Working with NYT Kids for the launch of their “Tiny Issue,” we built a real-scale immersive rainforest environment to show the journey of the tiny strawberry poison frog.
For the Somewhere Good app launch, I worked with Annika Hansteen-Izora and helped them revamp their colorful and motion-heavy website. I also created a mini quiz that helps new users find their community through a series of intimate questions.
I designed and developed a new website + CMS for Studio Ānanda, channeling their spirit of wellness with soft aesthetics and use of CSS filters, blend modes, and SVG animations. Featured on loadmo.re❣️
This is a prototype for an asymmetrical 2-player game I designed, where one player catches mosquitoes and the other plays as a mosquito. In front of a webcam, the catcher uses their hand to capture the mosquito, while the mosquito uses a joystick to evade capture and suck blood out of the catcher's hand.

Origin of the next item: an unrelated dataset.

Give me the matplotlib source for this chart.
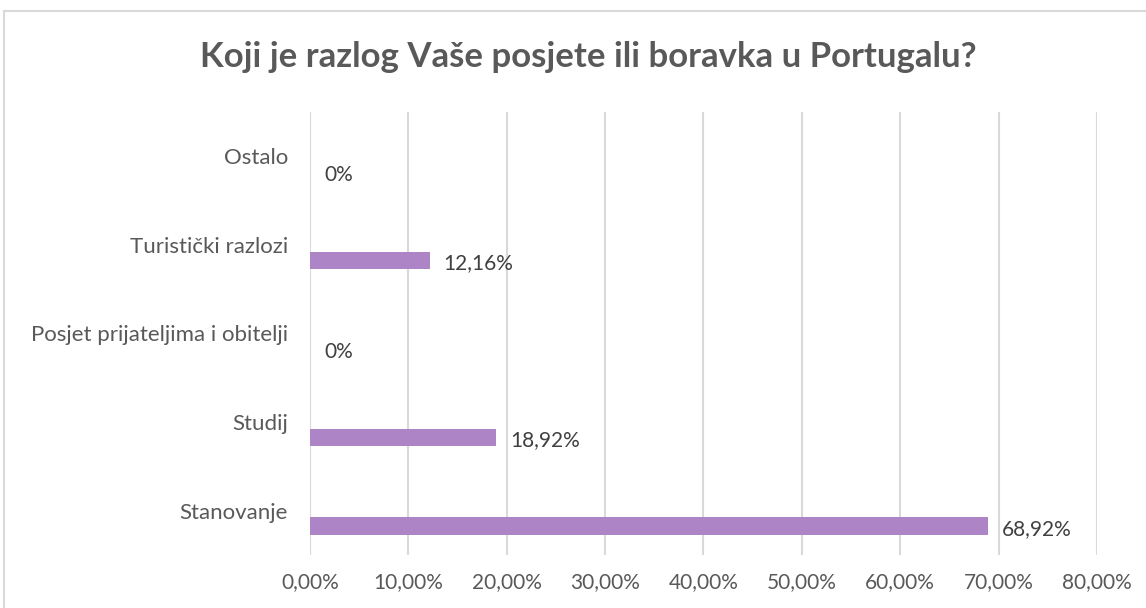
import matplotlib.pyplot as plt
from matplotlib.patches import Rectangle
from matplotlib.ticker import FuncFormatter, MultipleLocator

categories = ["Stanovanje", "Studij", "Posjet prijateljima i obitelji",
              "Turistički razlozi", "Ostalo"]
values = [68.92, 18.92, 0.0, 12.16, 0.0]
value_labels = ["68,92%", "18,92%", "0%", "12,16%", "0%"]

bar_color = "#AD84C6"
grid_color = "#D9D9D9"
text_color = "#595959"
label_color = "#404040"

plt.rcParams['font.family'] = ['Lato', 'DejaVu Sans']

fig = plt.figure(figsize=(11.46, 6.08), dpi=100)
ax = fig.add_axes([0.2705, 0.0872, 0.6867, 0.7286])

# frame around the whole chart, like Excel's chart area border
fig.patches.append(Rectangle((4 / 1146, -0.1), 1.2, 1.1 - 11 / 608,
                             transform=fig.transFigure, fill=False,
                             edgecolor=grid_color, linewidth=1.5))

pos = list(range(len(categories)))
bar_pos = [p - 0.175 for p in pos]
ax.barh(bar_pos, values, height=0.2, color=bar_color, zorder=3)

for y, v, lab in zip(bar_pos, values, value_labels):
    ax.annotate(lab, (v, y), xytext=(10, -2), textcoords="offset points",
                ha="left", va="center", fontsize=15, color=label_color)

ax.set_xlim(0, 80)
ax.set_ylim(-0.5, len(categories) - 0.5)
ax.xaxis.set_major_locator(MultipleLocator(10))
ax.xaxis.set_major_formatter(FuncFormatter(lambda x, _: f"{x:.2f}%".replace(".", ",")))
ax.set_yticks(pos)
ax.set_yticklabels(categories, fontsize=16)
ax.tick_params(axis="both", length=0, labelcolor=text_color)
ax.tick_params(axis="x", labelsize=15, pad=12)
ax.tick_params(axis="y", pad=16)
for t in ax.get_yticklabels():
    t.set_y(t.get_position()[1])
ax.grid(axis="x", color=grid_color, linewidth=1.5, zorder=0)
for s in ax.spines.values():
    s.set_visible(False)

fig.text(0.5 * (197 + 979) / 1146, 1 - 57 / 608,
         "Koji je razlog Vaše posjete ili boravka u Portugalu?",
         ha="center", va="center", fontsize=25, fontweight="bold",
         color=text_color)

fig.savefig("out.png", dpi=100, facecolor="white")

The first AR game of NYT – this game takes the crossword and explodes it, using mobile AR technologies to create a 3D hunt for the proper perspective on a word to fit into the puzzle.
For Olympics 2021, we created an AR effect to visualize Dalilah Muhammad's motion over the hurdle in real-scale, published to go along with her interview with the New York Times.
We created a shrink ray in augmented reality where users can interact directly with consumer goods and see how inflation has affected buying power.
Lost Code is a graphic design project exploring the friction in translation. Made with Paper.js. Featured on It's Nice That!
Design by Hilda Wong
Axis Mundi is an experimental exhibition project exploring man’s attempt to override nature with technology and nature’s resistance. Featured on klikkenthéke!